There are two databases. I am trying to see if email in the first database is also present in the second database. Here’s the code that I’ve tried:

// Getting info from the first "subscribers" database.
 
$sql = "SELECT name, email, status 
        FROM subscribers 
        WHERE status='active'";

$result = mysqli_query($link,$sql);

while($row = mysqli_fetch_assoc($result)) {

    // To check if all emails in "subscribers" database are also present in "phpbb_users" database. 
    // If they are present then user type=0 otherwise user type=1.

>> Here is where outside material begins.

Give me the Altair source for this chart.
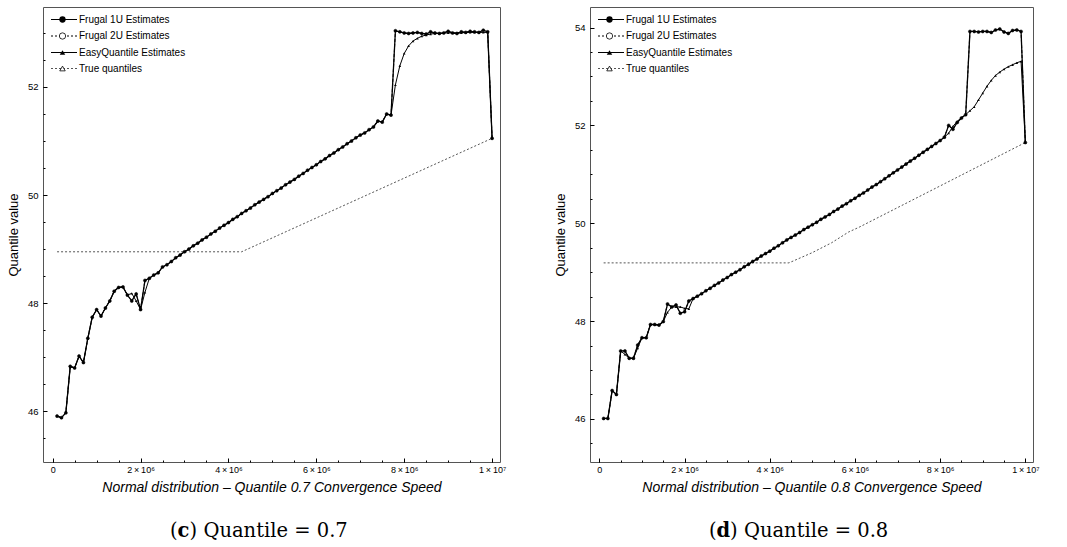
import altair as alt
import pandas as pd

# sample positions (in millions of observations)
SAMPLE_MILLIONS = [round(0.1 * i, 1) for i in range(1, 101)]

# ---------------- Quantile 0.7 ----------------
frugal1u_07 = [
    45.91, 45.88, 45.97, 46.83, 46.80, 47.02, 46.90, 47.35, 47.74, 47.88,
    47.76, 47.91, 48.04, 48.22, 48.29, 48.30, 48.15, 48.04, 48.17, 47.88,
    48.42, 48.46, 48.52, 48.56, 48.67, 48.71, 48.77, 48.84, 48.89, 48.95,
    49.00, 49.06, 49.11, 49.17, 49.22, 49.28, 49.33, 49.39, 49.44, 49.49,
    49.55, 49.60, 49.66, 49.71, 49.76, 49.82, 49.87, 49.92, 49.97, 50.03,
    50.08, 50.13, 50.19, 50.24, 50.29, 50.35, 50.40, 50.46, 50.51, 50.56,
    50.62, 50.67, 50.73, 50.78, 50.84, 50.89, 50.95, 51.00, 51.06, 51.11,
    51.15, 51.21, 51.26, 51.37, 51.35, 51.50, 51.48, 53.04, 53.02, 53.00,
    52.99, 53.00, 53.01, 52.99, 52.98, 53.02, 53.00, 52.99, 53.00, 53.03,
    53.00, 52.99, 53.02, 53.01, 53.03, 53.02, 53.01, 53.05, 53.02, 51.05,
]
frugal2u_07 = [
    45.91, 45.88, 45.97, 46.83, 46.80, 47.02, 46.90, 47.35, 47.74, 47.88,
    47.76, 47.91, 48.04, 48.22, 48.29, 48.30, 48.15, 48.04, 48.17, 47.88,
    48.42, 48.46, 48.52, 48.56, 48.67, 48.71, 48.77, 48.84, 48.89, 48.95,
    49.00, 49.06, 49.11, 49.17, 49.22, 49.28, 49.33, 49.39, 49.44, 49.49,
    49.55, 49.60, 49.66, 49.71, 49.76, 49.82, 49.87, 49.92, 49.97, 50.03,
    50.08, 50.13, 50.19, 50.24, 50.29, 50.35, 50.40, 50.46, 50.51, 50.56,
    50.62, 50.67, 50.73, 50.78, 50.84, 50.89, 50.95, 51.00, 51.06, 51.11,
    51.15, 51.21, 51.26, 51.37, 51.35, 51.50, 51.48, 53.04, 53.02, 53.00,
    52.99, 53.00, 53.01, 52.99, 52.98, 53.02, 53.00, 52.99, 53.00, 53.03,
    53.00, 52.99, 53.02, 53.01, 53.03, 53.02, 53.01, 53.05, 53.02, 51.05,
]
easyq_07 = [
    45.91, 45.88, 45.97, 46.83, 46.80, 47.02, 46.90, 47.35, 47.74, 47.88,
    47.76, 47.91, 48.04, 48.22, 48.29, 48.30, 48.15, 48.18, 48.04, 47.88,
    48.20, 48.46, 48.52, 48.56, 48.67, 48.71, 48.77, 48.84, 48.89, 48.95,
    49.00, 49.06, 49.11, 49.17, 49.22, 49.28, 49.33, 49.39, 49.44, 49.49,
    49.55, 49.60, 49.66, 49.71, 49.76, 49.82, 49.87, 49.92, 49.97, 50.03,
    50.08, 50.13, 50.19, 50.24, 50.29, 50.35, 50.40, 50.46, 50.51, 50.56,
    50.62, 50.67, 50.73, 50.78, 50.84, 50.89, 50.95, 51.00, 51.06, 51.11,
    51.15, 51.21, 51.26, 51.37, 51.35, 51.50, 51.48, 52.04, 52.39, 52.62,
    52.76, 52.85, 52.90, 52.94, 52.96, 52.98, 52.99, 52.99, 53.00, 53.00,
    53.00, 53.00, 53.00, 53.01, 53.01, 53.01, 53.01, 53.01, 53.01, 51.05,
]
true_x_07 = [0.1, 4.3, 10.0]
true_y_07 = [48.95, 48.95, 51.05]

# ---------------- Quantile 0.8 ----------------
frugal1u_08 = [
    46.01, 46.01, 46.58, 46.50, 47.39, 47.39, 47.24, 47.24, 47.51, 47.66,
    47.66, 47.93, 47.93, 47.92, 47.99, 48.35, 48.29, 48.33, 48.16, 48.19,
    48.41, 48.46, 48.51, 48.56, 48.62, 48.67, 48.73, 48.78, 48.84, 48.89,
    48.95, 49.00, 49.05, 49.11, 49.16, 49.22, 49.27, 49.33, 49.38, 49.43,
    49.49, 49.54, 49.60, 49.66, 49.71, 49.76, 49.81, 49.87, 49.92, 49.97,
    50.02, 50.08, 50.13, 50.18, 50.24, 50.29, 50.35, 50.40, 50.46, 50.51,
    50.57, 50.62, 50.68, 50.74, 50.79, 50.85, 50.91, 50.97, 51.03, 51.09,
    51.15, 51.21, 51.27, 51.33, 51.39, 51.45, 51.51, 51.57, 51.63, 51.69,
    51.76, 52.00, 51.92, 52.06, 52.15, 52.22, 53.92, 53.92, 53.91, 53.92,
    53.92, 53.90, 53.95, 53.97, 53.91, 53.88, 53.94, 53.95, 53.92, 51.65,
]
frugal2u_08 = [
    46.01, 46.01, 46.58, 46.50, 47.39, 47.39, 47.24, 47.24, 47.51, 47.66,
    47.66, 47.93, 47.93, 47.92, 47.99, 48.35, 48.29, 48.33, 48.16, 48.19,
    48.41, 48.46, 48.51, 48.56, 48.62, 48.67, 48.73, 48.78, 48.84, 48.89,
    48.95, 49.00, 49.05, 49.11, 49.16, 49.22, 49.27, 49.33, 49.38, 49.43,
    49.49, 49.54, 49.60, 49.66, 49.71, 49.76, 49.81, 49.87, 49.92, 49.97,
    50.02, 50.08, 50.13, 50.18, 50.24, 50.29, 50.35, 50.40, 50.46, 50.51,
    50.57, 50.62, 50.68, 50.74, 50.79, 50.85, 50.91, 50.97, 51.03, 51.09,
    51.15, 51.21, 51.27, 51.33, 51.39, 51.45, 51.51, 51.57, 51.63, 51.69,
    51.76, 52.00, 51.92, 52.06, 52.15, 52.22, 53.92, 53.92, 53.91, 53.92,
    53.92, 53.90, 53.95, 53.97, 53.91, 53.88, 53.94, 53.95, 53.92, 51.65,
]
easyq_08 = [
    46.01, 46.01, 46.58, 46.50, 47.39, 47.32, 47.24, 47.24, 47.45, 47.66,
    47.66, 47.93, 47.93, 47.92, 47.99, 48.18, 48.29, 48.29, 48.29, 48.26,
    48.25, 48.46, 48.51, 48.56, 48.62, 48.67, 48.73, 48.78, 48.84, 48.89,
    48.95, 49.00, 49.05, 49.11, 49.16, 49.22, 49.27, 49.33, 49.38, 49.43,
    49.49, 49.54, 49.60, 49.66, 49.71, 49.76, 49.81, 49.87, 49.92, 49.97,
    50.02, 50.08, 50.13, 50.18, 50.24, 50.29, 50.35, 50.40, 50.46, 50.51,
    50.57, 50.62, 50.68, 50.74, 50.79, 50.85, 50.91, 50.97, 51.03, 51.09,
    51.15, 51.21, 51.27, 51.33, 51.39, 51.45, 51.51, 51.57, 51.63, 51.69,
    51.76, 51.84, 51.98, 52.08, 52.16, 52.22, 52.30, 52.38, 52.52, 52.66,
    52.80, 52.92, 53.02, 53.09, 53.15, 53.20, 53.24, 53.28, 53.31, 51.65,
]
true_x_08 = [0.1, 4.45, 5.0, 5.45, 5.85, 6.1, 10.0]
true_y_08 = [49.19, 49.19, 49.40, 49.60, 49.82, 49.92, 51.65]

legend_labels = ["Frugal 1U Estimates", "Frugal 2U Estimates",
                 "EasyQuantile Estimates", "True quantiles"]

x_major = [0, 2e6, 4e6, 6e6, 8e6, 1e7]
x_minor = [i * 5e5 for i in range(21)]

FONT = "Liberation Sans"
H = 455
CAP_SIZE = 19.5


def series_df(vals):
    xs = [m * 1e6 for m in SAMPLE_MILLIONS[: len(vals)]]
    return pd.DataFrame({"x": xs, "v": vals})


def make_panel(f1, f2, eq, tx, ty, ydomain, ymajor, width, xtitle,
               letter, rest, cap_left, letter_w):
    xsc = alt.Scale(domain=[-0.22e6, 10.18e6], nice=False, zero=False)
    ysc = alt.Scale(domain=ydomain, nice=False, zero=False)
    yminor = [v / 2 for v in range(int(ydomain[0] * 2) + 1, int(ydomain[1] * 2) + 1)]

    x_major_axis = alt.Axis(
        orient="bottom", values=x_major, tickSize=4, offset=-4, domain=False,
        labelPadding=3, labelFontSize=9, labelFont=FONT, labelColor="black",
        labelExpr="datum.value == 0 ? '0' : (datum.value >= 9999999 ? '1\u2009\u00d7\u200910\u2077' : format(datum.value / 1000000, 'd') + '\u2009\u00d7\u200910\u2076')",
        title=xtitle, titleFont=FONT, titleFontSize=14, titleFontStyle="italic",
        titleFontWeight="normal", titleColor="black", titlePadding=6,
        grid=False, tickColor="black",
    )
    x_minor_axis = alt.Axis(
        orient="bottom", values=x_minor, tickSize=2, offset=-2, domain=False,
        labels=False, title=None, grid=False, tickColor="black",
    )
    y_major_axis = alt.Axis(
        orient="left", values=ymajor, tickSize=4, offset=-4, domain=False,
        labelPadding=5, labelFontSize=9.5, labelFont=FONT, labelColor="black",
        format="d",
        title="Quantile value", titleFont=FONT, titleFontSize=13,
        titleFontWeight="normal", titleColor="black", titlePadding=7,
        grid=False, tickColor="black",
    )
    y_minor_axis = alt.Axis(
        orient="left", values=yminor, tickSize=2, offset=-2, domain=False,
        labels=False, title=None, grid=False, tickColor="black",
    )

    def enc(chart, xa=None, ya=None):
        return chart.encode(
            x=alt.X("x:Q", scale=xsc, axis=xa),
            y=alt.Y("v:Q", scale=ysc, axis=ya),
        )

    true_line = enc(alt.Chart(pd.DataFrame({"x": [v * 1e6 for v in tx], "v": ty}))
                    .mark_line(color="#555555", strokeDash=[2, 2], strokeWidth=1))
    eq_line = enc(alt.Chart(series_df(eq)).mark_line(color="black", strokeWidth=1),
                  x_minor_axis, y_minor_axis)
    eq_pts = enc(alt.Chart(series_df(eq)).mark_point(shape="triangle-up", filled=True,
                                                     size=7, color="black", opacity=1))
    f2_line = enc(alt.Chart(series_df(f2)).mark_line(color="black", strokeWidth=1,
                                                     strokeDash=[3, 2]))
    f2_pts = enc(alt.Chart(series_df(f2)).mark_point(shape="circle", filled=False,
                                                     size=9, color="black", strokeWidth=0.8))
    f1_line = enc(alt.Chart(series_df(f1)).mark_line(color="black", strokeWidth=1.3),
                  x_major_axis, y_major_axis)
    f1_pts = enc(alt.Chart(series_df(f1)).mark_point(shape="circle", filled=True,
                                                     size=9, color="black", opacity=1))

    one = pd.DataFrame({"a": [0]})
    leg = []
    rows_y = [12.5, 29, 45.5, 61.5]
    dashes = [None, [2, 2], None, [2, 2]]
    shapes = ["circle", "circle", "triangle-up", "triangle-up"]
    filled = [True, False, True, False]
    sizes = [40, 40, 30, 30]
    colors = ["black", "black", "black", "#555555"]
    for i, lab in enumerate(legend_labels):
        rk = dict(color=colors[i], strokeWidth=1)
        if dashes[i]:
            rk["strokeDash"] = dashes[i]
        leg.append(alt.Chart(one).mark_rule(**rk).encode(
            x=alt.value(8), x2=alt.value(34), y=alt.value(rows_y[i])))
        if filled[i]:
            pk = dict(shape=shapes[i], filled=True, size=sizes[i], color="black", opacity=1)
        else:
            pk = dict(shape=shapes[i], filled=False, fill="white", fillOpacity=1,
                      size=sizes[i], stroke="black", strokeWidth=0.8, opacity=1)
        leg.append(alt.Chart(one).mark_point(**pk).encode(
            x=alt.value(19.5), y=alt.value(rows_y[i])))
        leg.append(alt.Chart(one).mark_text(align="left", baseline="middle", font=FONT,
                                            fontSize=10, color="black").encode(
            x=alt.value(36), y=alt.value(rows_y[i]), text=alt.value(lab)))

    cap_y = H + 69
    paren_w = 7.6
    caps = [
        alt.Chart(one).mark_text(align="left", baseline="middle", font="DejaVu Serif",
                                 fontSize=CAP_SIZE, color="black").encode(
            x=alt.value(cap_left), y=alt.value(cap_y), text=alt.value("(")),
        alt.Chart(one).mark_text(align="left", baseline="middle", font="DejaVu Serif",
                                 fontSize=CAP_SIZE, fontWeight="bold", color="black").encode(
            x=alt.value(cap_left + paren_w), y=alt.value(cap_y), text=alt.value(letter)),
        alt.Chart(one).mark_text(align="left", baseline="middle", font="DejaVu Serif",
                                 fontSize=CAP_SIZE, color="black").encode(
            x=alt.value(cap_left + paren_w + letter_w), y=alt.value(cap_y), text=alt.value(rest)),
    ]

    return alt.layer(
        f1_line, true_line, eq_line, eq_pts, f2_line, f2_pts, f1_pts, *leg, *caps
    ).resolve_axis(x="independent", y="independent").properties(width=width, height=H)


left = make_panel(frugal1u_07, frugal2u_07, easyq_07, true_x_07, true_y_07,
                  [45.06, 53.48], [46, 48, 50, 52], 457,
                  "Normal distribution \u2013 Quantile 0.7 Convergence Speed",
                  "c", ") Quantile = 0.7", 127, 12)
right = make_panel(frugal1u_08, frugal2u_08, easyq_08, true_x_08, true_y_08,
                   [45.12, 54.42], [46, 48, 50, 52, 54], 443,
                   "Normal distribution \u2013 Quantile 0.8 Convergence Speed",
                   "d", ") Quantile = 0.8", 119, 13.5)

chart = alt.hconcat(left, right, spacing=46).properties(
    padding={"left": 6, "top": 6, "right": 5, "bottom": 2},
    background="white",
).configure_view(stroke="#555555", strokeWidth=1)

chart.save("out.html", embed_options={"renderer": "svg", "actions": False})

    $subscriber_email = $row['email'];
    $forum_sql = mysqli_query($forum_link, "SELECT user_type 
                                            FROM phpbb_users 
                                            WHERE user_email='$subscriber_email'");

    while($forum_row = mysqli_fetch_assoc($forum_sql)){
        $ut = $forum_row['user_type'];
        if($ut=="0"){
            $type="0";
        } else {
            $type="1";
        }
        echo $type;
    }   

    // To diplay the data from "subscribers" database.
    echo $row["name"]; 
    echo $row['email'];
} 

The output is:

enter image description here

The type for onera and julian is blank because there email is not present in the phpbb_users database. How can I avoid this blank space and make it 1 or anything else. var_dump() shows nothing.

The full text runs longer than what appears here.